Task instructions:
An exact reproduction of the records is required, with all images left out.

(Figure scripts)
==================================================
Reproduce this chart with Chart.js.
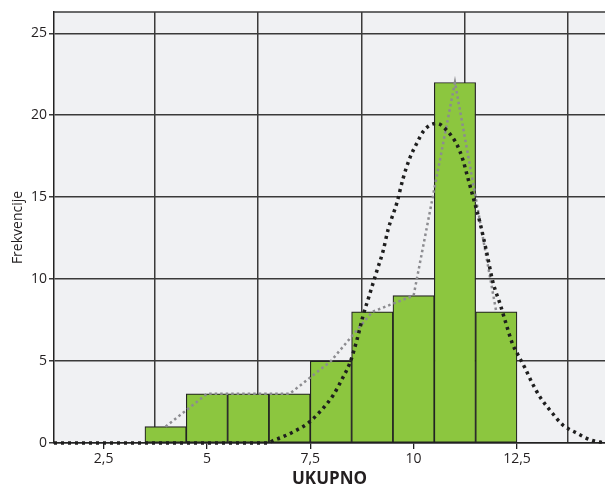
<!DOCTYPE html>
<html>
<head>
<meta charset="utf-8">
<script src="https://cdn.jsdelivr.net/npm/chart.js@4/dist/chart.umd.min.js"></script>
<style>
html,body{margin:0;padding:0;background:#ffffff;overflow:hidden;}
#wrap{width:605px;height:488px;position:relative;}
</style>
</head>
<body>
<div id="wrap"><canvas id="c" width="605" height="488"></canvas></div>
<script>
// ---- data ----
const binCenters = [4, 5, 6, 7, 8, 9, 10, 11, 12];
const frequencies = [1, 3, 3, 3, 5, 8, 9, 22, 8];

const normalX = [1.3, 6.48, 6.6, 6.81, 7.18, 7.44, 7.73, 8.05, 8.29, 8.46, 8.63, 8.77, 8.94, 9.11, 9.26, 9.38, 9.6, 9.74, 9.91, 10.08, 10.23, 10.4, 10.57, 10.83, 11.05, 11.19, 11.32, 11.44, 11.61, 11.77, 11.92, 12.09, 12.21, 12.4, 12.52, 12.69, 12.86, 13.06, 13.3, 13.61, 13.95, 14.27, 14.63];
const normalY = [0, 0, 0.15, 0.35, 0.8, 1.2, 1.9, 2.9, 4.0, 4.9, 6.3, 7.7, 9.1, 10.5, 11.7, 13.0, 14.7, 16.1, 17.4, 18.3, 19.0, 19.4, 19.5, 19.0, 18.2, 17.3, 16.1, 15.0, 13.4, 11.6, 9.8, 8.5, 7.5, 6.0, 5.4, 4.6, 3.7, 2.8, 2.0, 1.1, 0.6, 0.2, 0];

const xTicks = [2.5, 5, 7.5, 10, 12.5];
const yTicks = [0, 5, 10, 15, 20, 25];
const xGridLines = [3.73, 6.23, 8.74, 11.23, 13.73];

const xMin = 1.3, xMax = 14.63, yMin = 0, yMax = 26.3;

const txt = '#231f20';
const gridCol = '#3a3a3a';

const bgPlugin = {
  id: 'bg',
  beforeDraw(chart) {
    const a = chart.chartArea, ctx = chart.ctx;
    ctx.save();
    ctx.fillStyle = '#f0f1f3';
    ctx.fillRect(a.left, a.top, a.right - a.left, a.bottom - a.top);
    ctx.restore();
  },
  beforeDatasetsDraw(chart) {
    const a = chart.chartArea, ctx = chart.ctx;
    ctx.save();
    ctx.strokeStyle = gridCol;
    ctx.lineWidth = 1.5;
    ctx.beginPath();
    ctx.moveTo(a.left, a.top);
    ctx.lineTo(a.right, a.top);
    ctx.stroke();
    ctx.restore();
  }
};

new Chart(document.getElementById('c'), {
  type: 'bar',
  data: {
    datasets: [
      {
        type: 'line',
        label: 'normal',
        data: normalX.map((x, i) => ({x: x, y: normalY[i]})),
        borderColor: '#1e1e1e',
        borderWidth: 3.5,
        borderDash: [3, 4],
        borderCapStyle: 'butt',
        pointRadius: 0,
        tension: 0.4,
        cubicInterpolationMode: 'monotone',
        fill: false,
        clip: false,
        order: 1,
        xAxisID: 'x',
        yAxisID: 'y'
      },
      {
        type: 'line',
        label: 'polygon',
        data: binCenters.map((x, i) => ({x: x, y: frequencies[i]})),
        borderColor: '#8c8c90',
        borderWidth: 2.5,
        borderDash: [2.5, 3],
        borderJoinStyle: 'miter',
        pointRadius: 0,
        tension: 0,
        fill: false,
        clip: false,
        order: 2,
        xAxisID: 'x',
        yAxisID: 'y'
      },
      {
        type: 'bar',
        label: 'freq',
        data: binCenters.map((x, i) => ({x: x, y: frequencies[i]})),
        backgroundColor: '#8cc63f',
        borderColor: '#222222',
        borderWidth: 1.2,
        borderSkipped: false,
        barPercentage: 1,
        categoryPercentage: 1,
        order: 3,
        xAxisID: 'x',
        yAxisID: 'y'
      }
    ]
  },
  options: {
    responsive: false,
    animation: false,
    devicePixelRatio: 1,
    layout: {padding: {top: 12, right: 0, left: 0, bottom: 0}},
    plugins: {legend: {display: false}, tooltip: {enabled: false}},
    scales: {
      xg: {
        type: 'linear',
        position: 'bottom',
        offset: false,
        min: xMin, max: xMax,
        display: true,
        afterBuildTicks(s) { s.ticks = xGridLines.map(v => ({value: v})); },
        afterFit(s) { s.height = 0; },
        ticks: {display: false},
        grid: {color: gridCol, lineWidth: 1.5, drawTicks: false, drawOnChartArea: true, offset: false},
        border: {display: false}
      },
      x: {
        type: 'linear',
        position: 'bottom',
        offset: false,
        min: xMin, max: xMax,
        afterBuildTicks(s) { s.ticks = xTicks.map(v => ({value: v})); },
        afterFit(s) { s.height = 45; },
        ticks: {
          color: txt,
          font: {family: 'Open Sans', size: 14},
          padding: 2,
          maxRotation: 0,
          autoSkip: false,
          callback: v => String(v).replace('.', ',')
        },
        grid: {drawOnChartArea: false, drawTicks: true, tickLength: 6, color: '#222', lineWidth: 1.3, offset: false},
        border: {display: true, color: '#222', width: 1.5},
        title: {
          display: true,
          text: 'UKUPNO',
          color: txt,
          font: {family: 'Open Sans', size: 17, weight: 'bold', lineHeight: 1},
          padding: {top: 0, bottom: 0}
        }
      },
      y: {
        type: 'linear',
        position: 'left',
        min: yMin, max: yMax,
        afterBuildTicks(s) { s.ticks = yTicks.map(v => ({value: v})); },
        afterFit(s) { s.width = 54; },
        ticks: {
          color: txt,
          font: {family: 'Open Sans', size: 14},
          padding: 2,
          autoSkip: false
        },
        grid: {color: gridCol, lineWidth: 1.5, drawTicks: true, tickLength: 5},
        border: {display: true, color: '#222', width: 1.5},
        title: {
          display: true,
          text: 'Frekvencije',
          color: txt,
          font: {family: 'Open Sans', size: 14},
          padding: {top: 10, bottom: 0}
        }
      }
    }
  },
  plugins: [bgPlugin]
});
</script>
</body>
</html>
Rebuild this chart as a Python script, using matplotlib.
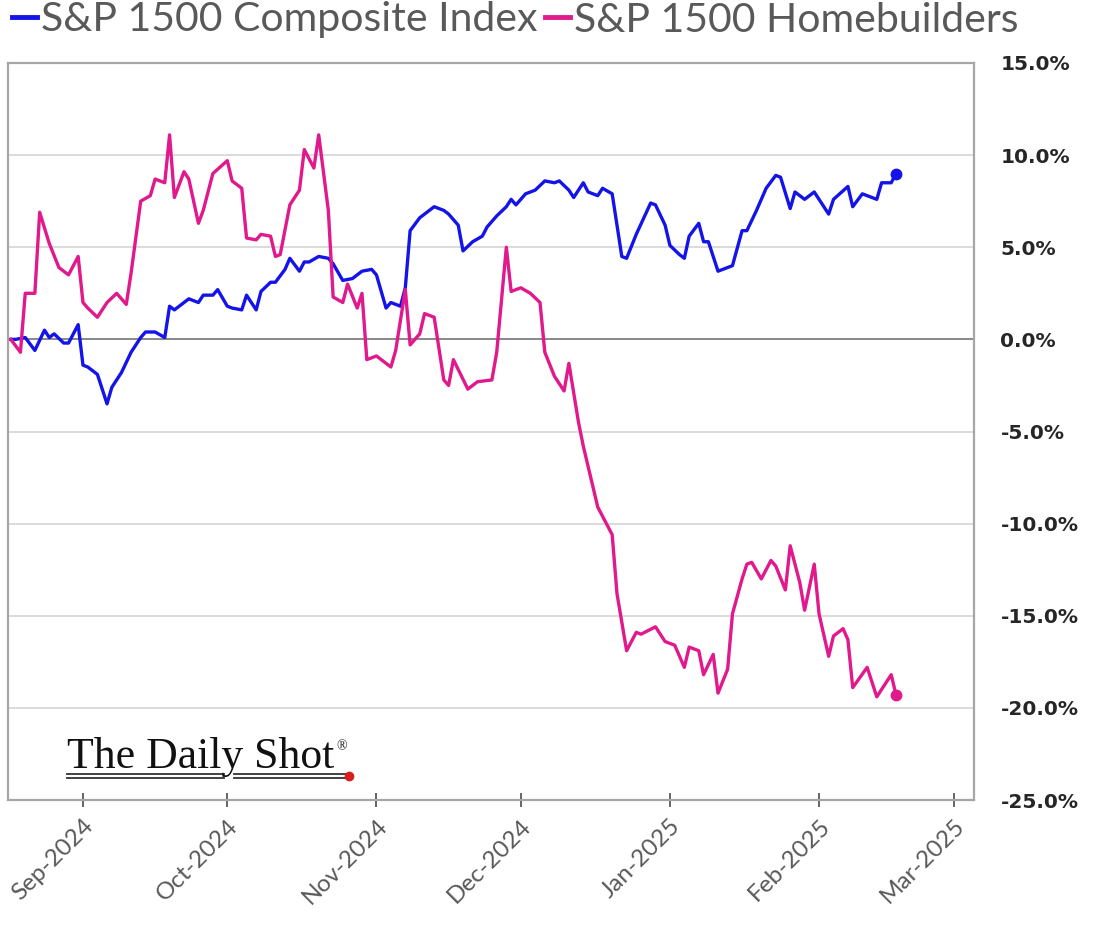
==================================================
The solution:
Reproduce this chart with Chart.js.
<!DOCTYPE html>
<html>
<head>
<meta charset="utf-8">
<script src="https://cdn.jsdelivr.net/npm/chart.js@4/dist/chart.umd.min.js"></script>
<style>
html,body{margin:0;padding:0;background:#ffffff;overflow:hidden;}
#wrap{width:605px;height:488px;position:relative;}
</style>
</head>
<body>
<div id="wrap"><canvas id="c" width="605" height="488"></canvas></div>
<script>
// ---- data ----
const binCenters = [4, 5, 6, 7, 8, 9, 10, 11, 12];
const frequencies = [1, 3, 3, 3, 5, 8, 9, 22, 8];

const normalX = [1.3, 6.48, 6.6, 6.81, 7.18, 7.44, 7.73, 8.05, 8.29, 8.46, 8.63, 8.77, 8.94, 9.11, 9.26, 9.38, 9.6, 9.74, 9.91, 10.08, 10.23, 10.4, 10.57, 10.83, 11.05, 11.19, 11.32, 11.44, 11.61, 11.77, 11.92, 12.09, 12.21, 12.4, 12.52, 12.69, 12.86, 13.06, 13.3, 13.61, 13.95, 14.27, 14.63];
const normalY = [0, 0, 0.15, 0.35, 0.8, 1.2, 1.9, 2.9, 4.0, 4.9, 6.3, 7.7, 9.1, 10.5, 11.7, 13.0, 14.7, 16.1, 17.4, 18.3, 19.0, 19.4, 19.5, 19.0, 18.2, 17.3, 16.1, 15.0, 13.4, 11.6, 9.8, 8.5, 7.5, 6.0, 5.4, 4.6, 3.7, 2.8, 2.0, 1.1, 0.6, 0.2, 0];

const xTicks = [2.5, 5, 7.5, 10, 12.5];
const yTicks = [0, 5, 10, 15, 20, 25];
const xGridLines = [3.73, 6.23, 8.74, 11.23, 13.73];

const xMin = 1.3, xMax = 14.63, yMin = 0, yMax = 26.3;

const txt = '#231f20';
const gridCol = '#3a3a3a';

const bgPlugin = {
  id: 'bg',
  beforeDraw(chart) {
    const a = chart.chartArea, ctx = chart.ctx;
    ctx.save();
    ctx.fillStyle = '#f0f1f3';
    ctx.fillRect(a.left, a.top, a.right - a.left, a.bottom - a.top);
    ctx.restore();
  },
  beforeDatasetsDraw(chart) {
    const a = chart.chartArea, ctx = chart.ctx;
    ctx.save();
    ctx.strokeStyle = gridCol;
    ctx.lineWidth = 1.5;
    ctx.beginPath();
    ctx.moveTo(a.left, a.top);
    ctx.lineTo(a.right, a.top);
    ctx.stroke();
    ctx.restore();
  }
};

new Chart(document.getElementById('c'), {
  type: 'bar',
  data: {
    datasets: [
      {
        type: 'line',
        label: 'normal',
        data: normalX.map((x, i) => ({x: x, y: normalY[i]})),
        borderColor: '#1e1e1e',
        borderWidth: 3.5,
        borderDash: [3, 4],
        borderCapStyle: 'butt',
        pointRadius: 0,
        tension: 0.4,
        cubicInterpolationMode: 'monotone',
        fill: false,
        clip: false,
        order: 1,
        xAxisID: 'x',
        yAxisID: 'y'
      },
      {
        type: 'line',
        label: 'polygon',
        data: binCenters.map((x, i) => ({x: x, y: frequencies[i]})),
        borderColor: '#8c8c90',
        borderWidth: 2.5,
        borderDash: [2.5, 3],
        borderJoinStyle: 'miter',
        pointRadius: 0,
        tension: 0,
        fill: false,
        clip: false,
        order: 2,
        xAxisID: 'x',
        yAxisID: 'y'
      },
      {
        type: 'bar',
        label: 'freq',
        data: binCenters.map((x, i) => ({x: x, y: frequencies[i]})),
        backgroundColor: '#8cc63f',
        borderColor: '#222222',
        borderWidth: 1.2,
        borderSkipped: false,
        barPercentage: 1,
        categoryPercentage: 1,
        order: 3,
        xAxisID: 'x',
        yAxisID: 'y'
      }
    ]
  },
  options: {
    responsive: false,
    animation: false,
    devicePixelRatio: 1,
    layout: {padding: {top: 12, right: 0, left: 0, bottom: 0}},
    plugins: {legend: {display: false}, tooltip: {enabled: false}},
    scales: {
      xg: {
        type: 'linear',
        position: 'bottom',
        offset: false,
        min: xMin, max: xMax,
        display: true,
        afterBuildTicks(s) { s.ticks = xGridLines.map(v => ({value: v})); },
        afterFit(s) { s.height = 0; },
        ticks: {display: false},
        grid: {color: gridCol, lineWidth: 1.5, drawTicks: false, drawOnChartArea: true, offset: false},
        border: {display: false}
      },
      x: {
        type: 'linear',
        position: 'bottom',
        offset: false,
        min: xMin, max: xMax,
        afterBuildTicks(s) { s.ticks = xTicks.map(v => ({value: v})); },
        afterFit(s) { s.height = 45; },
        ticks: {
          color: txt,
          font: {family: 'Open Sans', size: 14},
          padding: 2,
          maxRotation: 0,
          autoSkip: false,
          callback: v => String(v).replace('.', ',')
        },
        grid: {drawOnChartArea: false, drawTicks: true, tickLength: 6, color: '#222', lineWidth: 1.3, offset: false},
        border: {display: true, color: '#222', width: 1.5},
        title: {
          display: true,
          text: 'UKUPNO',
          color: txt,
          font: {family: 'Open Sans', size: 17, weight: 'bold', lineHeight: 1},
          padding: {top: 0, bottom: 0}
        }
      },
      y: {
        type: 'linear',
        position: 'left',
        min: yMin, max: yMax,
        afterBuildTicks(s) { s.ticks = yTicks.map(v => ({value: v})); },
        afterFit(s) { s.width = 54; },
        ticks: {
          color: txt,
          font: {family: 'Open Sans', size: 14},
          padding: 2,
          autoSkip: false
        },
        grid: {color: gridCol, lineWidth: 1.5, drawTicks: true, tickLength: 5},
        border: {display: true, color: '#222', width: 1.5},
        title: {
          display: true,
          text: 'Frekvencije',
          color: txt,
          font: {family: 'Open Sans', size: 14},
          padding: {top: 10, bottom: 0}
        }
      }
    }
  },
  plugins: [bgPlugin]
});
</script>
</body>
</html>
Rebuild this chart as a Python script, using matplotlib.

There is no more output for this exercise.